▶ Directive
Your task is to output the listing word for word, with pictures excluded.

▶ Dataset content
* * *
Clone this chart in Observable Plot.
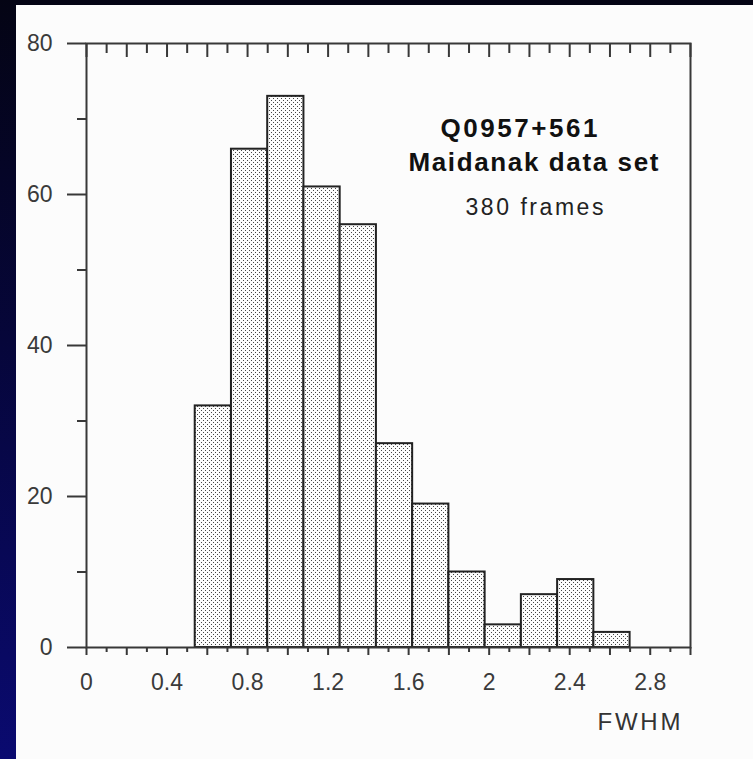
<!DOCTYPE html>
<html><head><meta charset="utf-8">
<script src="https://cdn.jsdelivr.net/npm/d3@7"></script>
<script src="https://cdn.jsdelivr.net/npm/@observablehq/plot@0.6"></script>
<style>
html,body{margin:0;padding:0;width:753px;height:759px;overflow:hidden;
  background:linear-gradient(to bottom,#040414 0%,#06063a 45%,#0a0a70 100%);}
#panel{position:absolute;left:16px;top:5px;width:737px;height:754px;background:#fcfcfc;}
</style></head><body><div id="panel"></div>
<script>
// ---- data ----
const binStart = [0.54, 0.72, 0.90, 1.08, 1.26, 1.44, 1.62, 1.80, 1.98, 2.16, 2.34, 2.52];
const binEnd   = [0.72, 0.90, 1.08, 1.26, 1.44, 1.62, 1.80, 1.98, 2.16, 2.34, 2.52, 2.70];
const counts   = [32, 66, 73, 61, 56, 27, 19, 10, 3, 7, 9, 2];
const xMajorTicks = [0, 0.2, 0.4, 0.6, 0.8, 1.0, 1.2, 1.4, 1.6, 1.8, 2.0, 2.2, 2.4, 2.6, 2.8, 3.0];
const xMinorTicks = [0.1, 0.3, 0.5, 0.7, 0.9, 1.1, 1.3, 1.5, 1.7, 1.9, 2.1, 2.3, 2.5, 2.7, 2.9];
const xTickLabels = ["0", "0.4", "0.8", "1.2", "1.6", "2", "2.4", "2.8"];
const yMajorTicks = [0, 20, 40, 60, 80];
const yMinorTicks = [10, 30, 50, 70];
const yTickLabels = ["0", "20", "40", "60", "80"];
const titleLines = ["Q0957+561", "Maidanak data set"];
const noteText = "380 frames";
const xLabel = "FWHM";

const bars = binStart.map((s, i) => ({x1: s, x2: binEnd[i], count: counts[i]}));

const W = 737, H = 754;
const font = "'Liberation Sans', Arial, Helvetica, sans-serif";
const tickColor = "#383838";

const svg = Plot.plot({
  width: W, height: H,
  marginLeft: 70, marginRight: 63, marginTop: 38, marginBottom: 112,
  style: {background: "transparent", fontFamily: font, color: "#333", overflow: "visible"},
  x: {domain: [0, 3.0]},
  y: {domain: [0, 80]},
  marks: [
    Plot.rectY(bars, {x1: "x1", x2: "x2", y1: 0, y2: "count", fill: "url(#dots)", stroke: "#222", strokeWidth: 2}),
    // inward ticks along the top edge
    Plot.tickX(xMajorTicks, {x: d => d, insetBottom: 590, stroke: tickColor, strokeWidth: 2}),
    Plot.tickX(xMinorTicks, {x: d => d, insetBottom: 594, stroke: tickColor, strokeWidth: 2}),
    // outward ticks along the bottom
    Plot.axisX({ticks: xMajorTicks, tickSize: 8, tickFormat: () => "", label: null, stroke: tickColor, strokeWidth: 2}),
    Plot.axisX({ticks: xMinorTicks, tickSize: 5, tickFormat: () => "", label: null, stroke: tickColor, strokeWidth: 2}),
    // outward ticks on the left
    Plot.axisY({ticks: yMajorTicks, tickSize: 19, tickFormat: () => "", label: null, stroke: tickColor, strokeWidth: 2}),
    Plot.axisY({ticks: yMinorTicks, tickSize: 9, tickFormat: () => "", label: null, stroke: tickColor, strokeWidth: 2}),
    Plot.frame({stroke: tickColor, strokeWidth: 2}),
    // tick labels
    Plot.text(xTickLabels, {x: d => +d, text: d => d, frameAnchor: "bottom", dy: 42, lineAnchor: "bottom",
      fontSize: 23, fill: "#3a3a3a"}),
    Plot.text(yTickLabels, {y: d => +d, text: d => d, frameAnchor: "left", dx: -34, textAnchor: "end", lineAnchor: "middle",
      fontSize: 23, fill: "#3a3a3a"}),
    // annotations
    Plot.text([titleLines[0]], {x: 2.148, y: 67.64, text: d => d, lineAnchor: "bottom", fontSize: 26, fontWeight: "bold", fill: "#111"}),
    Plot.text([titleLines[1]], {x: 2.220, y: 63.14, text: d => d, lineAnchor: "bottom", fontSize: 26, fontWeight: "bold", fill: "#111"}),
    Plot.text([noteText], {x: 2.225, y: 57.31, text: d => d, lineAnchor: "bottom", fontSize: 23, fill: "#222"}),
    Plot.text([xLabel], {x: 2.744, y: -10.9, text: d => d, lineAnchor: "bottom", fontSize: 24, fill: "#333"})
  ]
});

// dotted fill pattern
const ns = "http://www.w3.org/2000/svg";
const defs = document.createElementNS(ns, "defs");
const pat = document.createElementNS(ns, "pattern");
pat.setAttribute("id", "dots");
pat.setAttribute("patternUnits", "userSpaceOnUse");
pat.setAttribute("width", 4); pat.setAttribute("height", 4);
const bg = document.createElementNS(ns, "rect");
bg.setAttribute("width", 4); bg.setAttribute("height", 4); bg.setAttribute("fill", "#fcfcfc");
pat.appendChild(bg);
[[1, 1], [3, 3]].forEach(([px, py]) => {
  const r = document.createElementNS(ns, "rect");
  r.setAttribute("x", px); r.setAttribute("y", py);
  r.setAttribute("width", 1); r.setAttribute("height", 1);
  r.setAttribute("fill", "#444");
  r.setAttribute("shape-rendering", "crispEdges");
  pat.appendChild(r);
});
defs.appendChild(pat);
svg.insertBefore(defs, svg.firstChild);

// stretch the wide-set lettering like the original
const lengths = {"Q0957+561": 157, "Maidanak data set": 250, "380 frames": 138, "FWHM": 83};
svg.querySelectorAll("text").forEach(t => {
  const L = lengths[t.textContent];
  if (L) { t.setAttribute("textLength", L); t.setAttribute("lengthAdjust", "spacing"); }
});

document.getElementById("panel").appendChild(svg);
</script>
</body></html>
* * *
▶ Solution below
Clone this chart in Observable Plot.
<!DOCTYPE html>
<html><head><meta charset="utf-8">
<script src="https://cdn.jsdelivr.net/npm/d3@7"></script>
<script src="https://cdn.jsdelivr.net/npm/@observablehq/plot@0.6"></script>
<style>
html,body{margin:0;padding:0;width:753px;height:759px;overflow:hidden;
  background:linear-gradient(to bottom,#040414 0%,#06063a 45%,#0a0a70 100%);}
#panel{position:absolute;left:16px;top:5px;width:737px;height:754px;background:#fcfcfc;}
</style></head><body><div id="panel"></div>
<script>
// ---- data ----
const binStart = [0.54, 0.72, 0.90, 1.08, 1.26, 1.44, 1.62, 1.80, 1.98, 2.16, 2.34, 2.52];
const binEnd   = [0.72, 0.90, 1.08, 1.26, 1.44, 1.62, 1.80, 1.98, 2.16, 2.34, 2.52, 2.70];
const counts   = [32, 66, 73, 61, 56, 27, 19, 10, 3, 7, 9, 2];
const xMajorTicks = [0, 0.2, 0.4, 0.6, 0.8, 1.0, 1.2, 1.4, 1.6, 1.8, 2.0, 2.2, 2.4, 2.6, 2.8, 3.0];
const xMinorTicks = [0.1, 0.3, 0.5, 0.7, 0.9, 1.1, 1.3, 1.5, 1.7, 1.9, 2.1, 2.3, 2.5, 2.7, 2.9];
const xTickLabels = ["0", "0.4", "0.8", "1.2", "1.6", "2", "2.4", "2.8"];
const yMajorTicks = [0, 20, 40, 60, 80];
const yMinorTicks = [10, 30, 50, 70];
const yTickLabels = ["0", "20", "40", "60", "80"];
const titleLines = ["Q0957+561", "Maidanak data set"];
const noteText = "380 frames";
const xLabel = "FWHM";

const bars = binStart.map((s, i) => ({x1: s, x2: binEnd[i], count: counts[i]}));

const W = 737, H = 754;
const font = "'Liberation Sans', Arial, Helvetica, sans-serif";
const tickColor = "#383838";

const svg = Plot.plot({
  width: W, height: H,
  marginLeft: 70, marginRight: 63, marginTop: 38, marginBottom: 112,
  style: {background: "transparent", fontFamily: font, color: "#333", overflow: "visible"},
  x: {domain: [0, 3.0]},
  y: {domain: [0, 80]},
  marks: [
    Plot.rectY(bars, {x1: "x1", x2: "x2", y1: 0, y2: "count", fill: "url(#dots)", stroke: "#222", strokeWidth: 2}),
    // inward ticks along the top edge
    Plot.tickX(xMajorTicks, {x: d => d, insetBottom: 590, stroke: tickColor, strokeWidth: 2}),
    Plot.tickX(xMinorTicks, {x: d => d, insetBottom: 594, stroke: tickColor, strokeWidth: 2}),
    // outward ticks along the bottom
    Plot.axisX({ticks: xMajorTicks, tickSize: 8, tickFormat: () => "", label: null, stroke: tickColor, strokeWidth: 2}),
    Plot.axisX({ticks: xMinorTicks, tickSize: 5, tickFormat: () => "", label: null, stroke: tickColor, strokeWidth: 2}),
    // outward ticks on the left
    Plot.axisY({ticks: yMajorTicks, tickSize: 19, tickFormat: () => "", label: null, stroke: tickColor, strokeWidth: 2}),
    Plot.axisY({ticks: yMinorTicks, tickSize: 9, tickFormat: () => "", label: null, stroke: tickColor, strokeWidth: 2}),
    Plot.frame({stroke: tickColor, strokeWidth: 2}),
    // tick labels
    Plot.text(xTickLabels, {x: d => +d, text: d => d, frameAnchor: "bottom", dy: 42, lineAnchor: "bottom",
      fontSize: 23, fill: "#3a3a3a"}),
    Plot.text(yTickLabels, {y: d => +d, text: d => d, frameAnchor: "left", dx: -34, textAnchor: "end", lineAnchor: "middle",
      fontSize: 23, fill: "#3a3a3a"}),
    // annotations
    Plot.text([titleLines[0]], {x: 2.148, y: 67.64, text: d => d, lineAnchor: "bottom", fontSize: 26, fontWeight: "bold", fill: "#111"}),
    Plot.text([titleLines[1]], {x: 2.220, y: 63.14, text: d => d, lineAnchor: "bottom", fontSize: 26, fontWeight: "bold", fill: "#111"}),
    Plot.text([noteText], {x: 2.225, y: 57.31, text: d => d, lineAnchor: "bottom", fontSize: 23, fill: "#222"}),
    Plot.text([xLabel], {x: 2.744, y: -10.9, text: d => d, lineAnchor: "bottom", fontSize: 24, fill: "#333"})
  ]
});

// dotted fill pattern
const ns = "http://www.w3.org/2000/svg";
const defs = document.createElementNS(ns, "defs");
const pat = document.createElementNS(ns, "pattern");
pat.setAttribute("id", "dots");
pat.setAttribute("patternUnits", "userSpaceOnUse");
pat.setAttribute("width", 4); pat.setAttribute("height", 4);
const bg = document.createElementNS(ns, "rect");
bg.setAttribute("width", 4); bg.setAttribute("height", 4); bg.setAttribute("fill", "#fcfcfc");
pat.appendChild(bg);
[[1, 1], [3, 3]].forEach(([px, py]) => {
  const r = document.createElementNS(ns, "rect");
  r.setAttribute("x", px); r.setAttribute("y", py);
  r.setAttribute("width", 1); r.setAttribute("height", 1);
  r.setAttribute("fill", "#444");
  r.setAttribute("shape-rendering", "crispEdges");
  pat.appendChild(r);
});
defs.appendChild(pat);
svg.insertBefore(defs, svg.firstChild);

// stretch the wide-set lettering like the original
const lengths = {"Q0957+561": 157, "Maidanak data set": 250, "380 frames": 138, "FWHM": 83};
svg.querySelectorAll("text").forEach(t => {
  const L = lengths[t.textContent];
  if (L) { t.setAttribute("textLength", L); t.setAttribute("lengthAdjust", "spacing"); }
});

document.getElementById("panel").appendChild(svg);
</script>
</body></html>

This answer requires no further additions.